No one there spoke any English at all, but we hadn’t had any issues so far and I was confident in my ability to order a lunch wine. I was looking for something lighter like a Pino or a Rose, but I didn’t see anything like that at the bar menu. The only English on the menu were subtitles under the categories; Whole, Smooth, Sweet, etc. I decided to order a random wine under the “sweet” section, and I was met with questioning looks from both the servers and the bartender. I knew I looked young so I assumed they were just cautious about giving an unattended teenager alcohol. I didn’t know what they were saying, but we all know the tone of “are you sure this is what you want?”. I nod my head and smile, so the man behind the bar shrugs and starts working. I head outside to wait with my mother, and when they bring me the wine I realize why they were all looking at me funny. In my stemless wine glass is quite possibly the strongest liquor I had ever tasted. My mother looks at me with an expression of “what on earth did you get?” and I go back to the bar to grab one of the menus. We look it up and find out that whatever I ordered was a high end Italian liquor and 180 proof.

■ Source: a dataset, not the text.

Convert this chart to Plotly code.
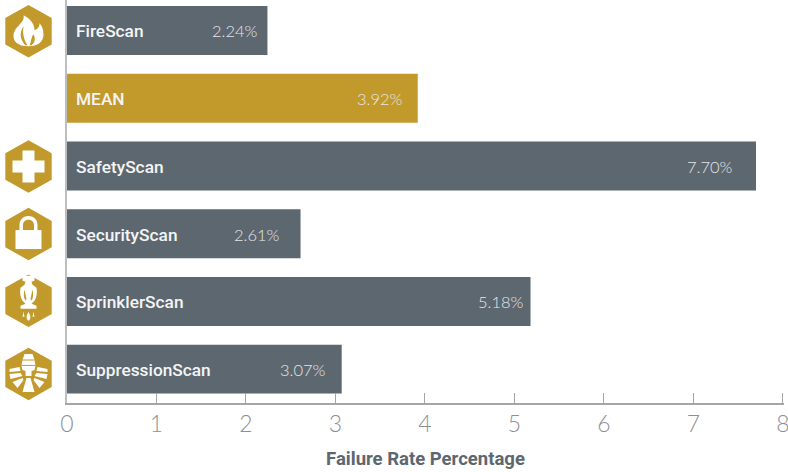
import re
import plotly.graph_objects as go

categories = ["FireScan", "MEAN", "SafetyScan", "SecurityScan", "SprinklerScan", "SuppressionScan"]
failure_rates = [2.24, 3.92, 7.70, 2.61, 5.18, 3.07]
x_ticks = [0, 1, 2, 3, 4, 5, 6, 7, 8]
x_title = "Failure Rate Percentage"

W, H = 788, 472
L, R, T, B = 67, 4, 0, 68.6
GOLD = "#C29A2C"
SLATE = "#5D6770"
AXIS = "#A3A5A7"
TICKTXT = "#8D9093"
BODY_FONT = "Roboto, Lato, sans-serif"
LIGHT_FONT = "'Lato Light', Lato, sans-serif"

# right-hand inset of each value label inside its bar (styling, px)
value_inset = [7, 13, 21, 19, 5, 14]
colors = [GOLD if c == "MEAN" else SLATE for c in categories]

fig = go.Figure(go.Bar(
    y=categories, x=failure_rates, orientation="h",
    marker=dict(color=colors, line_width=0), width=0.723,
    hoverinfo="skip",
))

for c, v, inset in zip(categories, failure_rates, value_inset):
    fig.add_annotation(x=0, y=c, xref="x", yref="y", text=c, showarrow=False,
                       xanchor="left", xshift=7, yshift=-1,
                       font=dict(family=BODY_FONT, size=17.3, color="#F4F5F5", weight=500))
    fig.add_annotation(x=v, y=c, xref="x", yref="y", text=f"{v:.2f}%", showarrow=False,
                       xanchor="right", xshift=-inset, yshift=-1,
                       font=dict(family=LIGHT_FONT, size=16.5, color="#E4E6E8"))


def conv(path, cx, cy):
    """Icon outline written in px around (cx, cy); converted to paper coords."""
    pw, ph = W - L - R, H - T - B
    toks = re.findall(r"[A-Za-z]|-?\d+\.?\d*", path)
    out, isx = [], True
    for t in toks:
        if t.isalpha():
            out.append(t)
            isx = True
        else:
            v = float(t)
            if isx:
                out.append(f"{(cx + v - L) / pw:.5f}")
            else:
                out.append(f"{1 - (cy + v - T) / ph:.5f}")
            isx = not isx
    s = ""
    for o in out:
        s += (" " if s and not o.isalpha() and s[-1] not in "MLCQZ" else "") + o
    return s


def shape(path, cx, cy, fill):
    fig.add_shape(type="path", path=conv(path, cx, cy), xref="paper", yref="paper",
                  fillcolor=fill, line_width=0, layer="above")


HEX = "M0 -26.3 L23.2 -13.2 L23.2 13.2 L0 26.3 L-23.2 13.2 L-23.2 -13.2 Z"
WHITE = "#FFFFFF"

# Flame
cx, cy = 28.5, 31.3
shape(HEX, cx, cy, GOLD)
shape("M-5 -16 C-3 -8 -15 -5 -15 5 C-15 12 -8 15 0 15 C9 15 15 11 15 3 C15 -2 13 -6 11 -8 "
      "C11 -4 9 -2 6 -1 C6 -8 1 -13 -5 -16 Z", cx, cy, WHITE)
shape("M-5 -5 C-9 1 -9 8 -3 14 L-1 14 C-5 8 -6 2 -5 -5 Z", cx, cy, GOLD)
shape("M5 3 C2 7 3 11 1 14 L3 14 C7 11 7 7 5 3 Z", cx, cy, GOLD)

# Cross
cx, cy = 28.5, 166.7
shape(HEX, cx, cy, GOLD)
shape("M-6 -16 L6 -16 L6 -6 L16 -6 L16 6 L6 6 L6 16 L-6 16 L-6 6 L-16 6 L-16 -6 L-6 -6 Z",
      cx, cy, WHITE)

# Padlock
cx, cy = 28.5, 234.3
shape(HEX, cx, cy, GOLD)
shape("M-13 -4 L13 -4 L13 15 L-13 15 Z", cx, cy, WHITE)
shape("M-9 -4 L-9 -9 C-9 -21 9 -21 9 -9 L9 -4 L5.5 -4 L5.5 -9 C5.5 -16 -5.5 -16 -5.5 -9 L-5.5 -4 Z",
      cx, cy, WHITE)

# Sprinkler
cx, cy = 28.5, 301
shape(HEX, cx, cy, GOLD)
shape("M-6 -25 L6 -25 L6 -20 L3 -19 L4 -16 L8 -13 C9 -8 8 -3 6 0 L3 3 L8 5 L8 8 L-8 8 L-8 5 L-3 3 "
      "L-6 0 C-8 -3 -9 -8 -8 -13 L-4 -16 L-3 -19 L-6 -20 Z", cx, cy, WHITE)
shape("M-4 -11 C-5 -7 -5 -3 -3 0 L-2 -2 C-3 -5 -3 -8 -4 -11 Z", cx, cy, GOLD)
shape("M4 -11 C5 -7 5 -3 3 0 L2 -2 C3 -5 3 -8 4 -11 Z", cx, cy, GOLD)
shape("M0 11 C2 15 3 18 0 20 C-3 18 -2 15 0 11 Z", cx, cy, WHITE)
shape("M-5 11 L-4 16 L-6 16 Z", cx, cy, WHITE)
shape("M5 11 L6 16 L4 16 Z", cx, cy, WHITE)

# Suppression nozzle
cx, cy = 28.5, 374.3
shape(HEX, cx, cy, GOLD)
shape("M-4 -20 L4 -20 L6 -14 L7 -8 L6 -4 L3 -3 L3 2 L-3 2 L-3 -3 L-6 -4 L-7 -8 L-6 -14 Z", cx, cy, WHITE)
shape("M-6 -14.5 L6 -14.5 L6.3 -13.5 L-6.3 -13.5 Z", cx, cy, GOLD)
shape("M-7 -9 L7 -9 L7 -8 L-7 -8 Z", cx, cy, GOLD)
shape("M-19 -5 L-9 -7 L-8 -3 L-19 -2 Z", cx, cy, WHITE)
shape("M19 -5 L9 -7 L8 -3 L19 -2 Z", cx, cy, WHITE)
shape("M-19 0 L-8 -1 L-6 2 L-18 5 Z", cx, cy, WHITE)
shape("M19 0 L8 -1 L6 2 L18 5 Z", cx, cy, WHITE)
shape("M-16 8 L-6 4 L-5 6 L-11 14 Z", cx, cy, WHITE)
shape("M16 8 L6 4 L5 6 L11 14 Z", cx, cy, WHITE)
shape("M-2 4 L2 4 L6 18 L-6 18 Z", cx, cy, WHITE)

fig.update_layout(
    width=W, height=H, margin=dict(l=L, r=R, t=T, b=B, pad=0, autoexpand=False),
    paper_bgcolor="white", plot_bgcolor="white", showlegend=False,
    xaxis=dict(range=[0, 8.013], tickvals=x_ticks, ticks="inside", ticklen=10, tickwidth=1.3,
               tickcolor=AXIS, showline=True, linecolor=AXIS, linewidth=1.5, showgrid=False,
               zeroline=False, ticklabeloverflow="allow",
               tickfont=dict(family=LIGHT_FONT, size=23, color=TICKTXT),
               title=dict(text=x_title, standoff=16,
                          font=dict(family=BODY_FONT, size=18.5, color=SLATE, weight=700))),
    yaxis=dict(type="category", categoryorder="array", categoryarray=categories,
               range=[5.5, -0.45], showticklabels=False, ticks="", showgrid=False,
               zeroline=False, showline=True, linecolor="#BDBEBF", linewidth=1.5),
)

fig.write_html("out.html", post_script="document.body.style.margin='0';",
               config={"displayModeBar": False})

I did not manage to finish it, which I’m sure was a relief to my mother.

Tuscany and Florence felt so different from Rome, but similar in a lot of ways. Things are much farther apart outside of Rome, and the streets are far less busy, but the Italian culture feels very much the same. Whether I was at a busy coffee shop in Rome, an empty church in the Tuscan hills, or listening to live music in Florence, the culture and “feel” of Italy stayed consistent through all of it. The longer I stayed there the more comfortable and relaxed I felt. This sentiment was shared in our group as well. It’s hard for 20-something people to be together for so long and still get along, but in Italy it was easy. In Italy we learned to slow down, relax, take our time and be in the moment. Looking back I wish I had taken more pictures, but I’m glad I chose to experience everything with my eyes rather than a screen.